What?! Mike Binder believes that perpetrating multiple incidents of sexual misconduct will make Louis C.K. “such a better comic.”
Unsurprisingly, Louis C.K. agrees. “I think comedy should be better when things are harder. That should be the case.”
Binder compares Louis C.K’s situation to that of Richard Pryor, saying that when Pryor came back to The Comedy Store after burning out, he turned that into one of his best hours. But Richard Pryor did not sexually exploit a power differential; he did a lot of drugs and set himself on fire. He hurt only himself. This is not that, and it’s f**ked up to compare Louis C.K.’s situation to that of Richard Pryor.

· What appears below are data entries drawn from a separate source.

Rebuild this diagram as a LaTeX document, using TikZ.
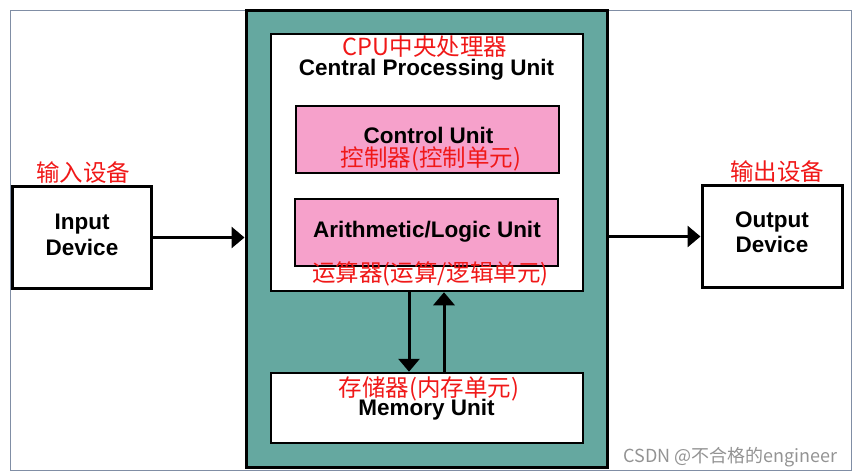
\documentclass[tikz,border=0pt]{standalone}
\usepackage{fontspec}
\setmainfont{Liberation Sans}
\newfontfamily\cjk{Noto Sans CJK SC}
\usetikzlibrary{arrows.meta}
\definecolor{cputeal}{RGB}{101,168,160}
\definecolor{unitpink}{RGB}{246,161,203}
\definecolor{labelred}{RGB}{240,24,24}
\definecolor{framegray}{RGB}{128,142,165}
\begin{document}
\begin{tikzpicture}[x=1pt,y=-1pt,
    box/.style={draw=black,rectangle,inner sep=0pt,line width=3pt},
    unit/.style={box,fill=unitpink,line width=2.2pt},
    eng/.style={font=\fontsize{22.5}{25.5}\selectfont\bfseries,align=center,inner sep=0pt,anchor=base},
    zh/.style={font=\fontsize{23.5}{26}\selectfont\cjk,text=labelred,inner sep=0pt,anchor=base},
    arr/.style={line width=3pt,-{Triangle[length=13pt,width=21pt]}}]
  \useasboundingbox (0,0) rectangle (855,476);
  \draw[framegray,line width=1pt] (10,11) rectangle (851,470);
  \node[box,fill=cputeal,minimum width=361pt,minimum height=456pt] (cpu) at (426.5,239) {};
  \node[box,fill=white,line width=2.5pt,minimum width=312pt,minimum height=257pt] (core) at (427,162.5) {};
  \node[unit,minimum width=263pt,minimum height=67pt] (cu) at (427.5,139.5) {};
  \node[unit,minimum width=263pt,minimum height=67pt] (alu) at (426.5,232.5) {};
  \node[box,fill=white,line width=2.5pt,minimum width=312pt,minimum height=70pt] (mem) at (427,408) {};
  \node[box,minimum width=139pt,minimum height=101pt] (in) at (81.5,237.5) {};
  \node[box,minimum width=140pt,minimum height=101pt] (out) at (772,236.5) {};

  \node[zh] (cputitle) at (425,55.5) {CPU中央处理器};
  \node[eng] (cpuname) at (426.5,76) {Central Processing Unit};
  \node[eng] (cuname) at (428.5,143.5) {Control Unit};
  \node[zh] (cuzh) at (431,167) {控制器(控制单元)};
  \node[eng] (aluname) at (427,238) {Arithmetic/Logic Unit};
  \node[zh] (aluzh) at (430.5,281) {运算器(运算/逻辑单元)};
  \node[zh] (memzh) at (429,396) {存储器(内存单元)};
  \node[eng] (memname) at (426.5,415) {Memory Unit};
  \node[zh] (inzh) at (83,181.5) {输入设备};
  \node[eng] (inname) at (82,255) {Input\\Device};
  \node[zh] (outzh) at (777,180.5) {输出设备};
  \node[eng] (outname) at (772,253) {Output\\Device};
  \node[font=\fontsize{18}{20}\selectfont\cjk,text=gray!85,inner sep=0pt,anchor=base] (mark) at (730.5,462) {CSDN @不合格的engineer};

  \begin{scope}[arr]
    \draw (in.east) -- (in.east -| cpu.west);
    \draw (out.west -| cpu.east) -- (out.west);
    \draw ([xshift=-18pt]core.south) -- ([xshift=-18pt]mem.north);
    \draw ([xshift=17pt]mem.north) -- ([xshift=17pt]core.south);
  \end{scope}
\end{tikzpicture}
\end{document}
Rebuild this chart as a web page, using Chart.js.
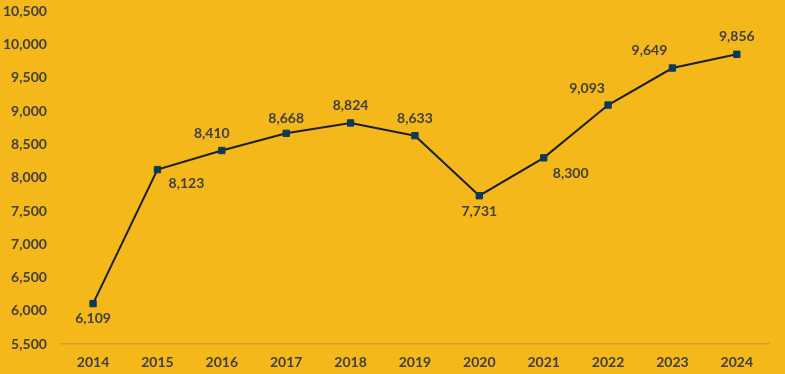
<!DOCTYPE html>
<html>
<head>
<meta charset="utf-8">
<script src="https://cdn.jsdelivr.net/npm/chart.js@4"></script>
<style>
  html, body { margin: 0; padding: 0; background: #F4B81A; overflow: hidden; }
  #wrap { position: relative; top: -11px; width: 785px; height: 385px; }
</style>
</head>
<body>
<div id="wrap"><canvas id="chart"></canvas></div>
<script>
var years = ["2014", "2015", "2016", "2017", "2018", "2019", "2020", "2021", "2022", "2023", "2024"];
var values = [6109, 8123, 8410, 8668, 8824, 8633, 7731, 8300, 9093, 9649, 9856];

// where each value label sits relative to its point
var labelShift = [[0, 15], [29, 14], [-10, -17], [0, -15], [0, -17], [0, -17], [0, 16], [27, 16], [-21, -17], [-23, -18], [0, -18]];

var textColor = "#404040";
var fontFamily = "Lato, 'Open Sans', sans-serif";

var valueLabels = {
  id: 'valueLabels',
  afterDatasetsDraw: function(chart) {
    var ctx = chart.ctx;
    var meta = chart.getDatasetMeta(0);
    ctx.save();
    ctx.font = "bold 14px " + fontFamily;
    ctx.fillStyle = textColor;
    ctx.textAlign = "center";
    ctx.textBaseline = "middle";
    for (var i = 0; i < meta.data.length; i++) {
      var pt = meta.data[i];
      var s = labelShift[i];
      ctx.fillText(values[i].toLocaleString('en-US'), pt.x + s[0], pt.y + s[1]);
    }
    ctx.restore();
  }
};

var ctx = document.getElementById("chart").getContext("2d");
new Chart(ctx, {
  type: 'line',
  data: {
    labels: years,
    datasets: [{
      data: values,
      borderColor: "#1B1F2A",
      borderWidth: 2,
      pointStyle: 'rect',
      pointRadius: 4.5,
      pointBackgroundColor: "#0E3A5A",
      pointBorderColor: "#0E3A5A",
      pointBorderWidth: 1,
      tension: 0,
      fill: false
    }]
  },
  options: {
    responsive: true,
    maintainAspectRatio: false,
    animation: false,
    layout: { padding: { left: -11, right: 16, top: 0, bottom: -7 } },
    plugins: {
      legend: { display: false },
      tooltip: { enabled: false }
    },
    scales: {
      x: {
        offset: true,
        grid: { display: false, drawTicks: false },
        border: { display: true, color: "#D6A21C", width: 1.5 },
        ticks: {
          color: textColor,
          font: { family: fontFamily, size: 14, weight: 'bold' },
          padding: 10
        }
      },
      y: {
        min: 5500,
        max: 10500,
        grid: { display: false, drawTicks: false },
        border: { display: false },
        ticks: {
          stepSize: 500,
          color: textColor,
          font: { family: fontFamily, size: 14, weight: 'bold' },
          padding: 14,
          callback: function(v) { return v.toLocaleString('en-US'); }
        }
      }
    }
  },
  plugins: [valueLabels]
});
</script>
</body>
</html>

Louis C.K. is all too willing to go along with the comparison, however. “I was in a chess store … and the guy who ran the store says, ‘I know who you are. You are a great martyr for history. And like the martyr, you will be crucified and destroyed, and then you will live on,’ Louis C.K. joked. “And I’m like, ‘Jesus, man. I’d really rather just fucking live my life.’”
I know what “martyr” means, but I still had to look it up three times to make sure. It sure sounds like Louis C.K. (and this guy who ran a chess store) believe that he’s a “martyr for history” being unfairly crucified for standing up for his beliefs, which is apparently the belief that one ought to be able to jerk off in front of female comedians? There’s no accountability here. This is all, “This unfairness is happening to me,” without any acknowledgment of his victims.
But sure, the “martyr for history” who sold out multiple shows in New York City was “canceled,” and the real problem with the politically correct SJWs who get outraged every time a man whips his dick out in front of an unwilling woman. The NERVE!
(Publisher’s Note: For the record, some comedians take issue in the documentary with the way their comments are taken out of context, divorced from the comedy, and used against them. I took nothing out of context in the interview between Binder and Louis C.K. That’s almost verbatim the exchange in that segment, but it is missing the somber looks and the woe-is-me music playing over the interview).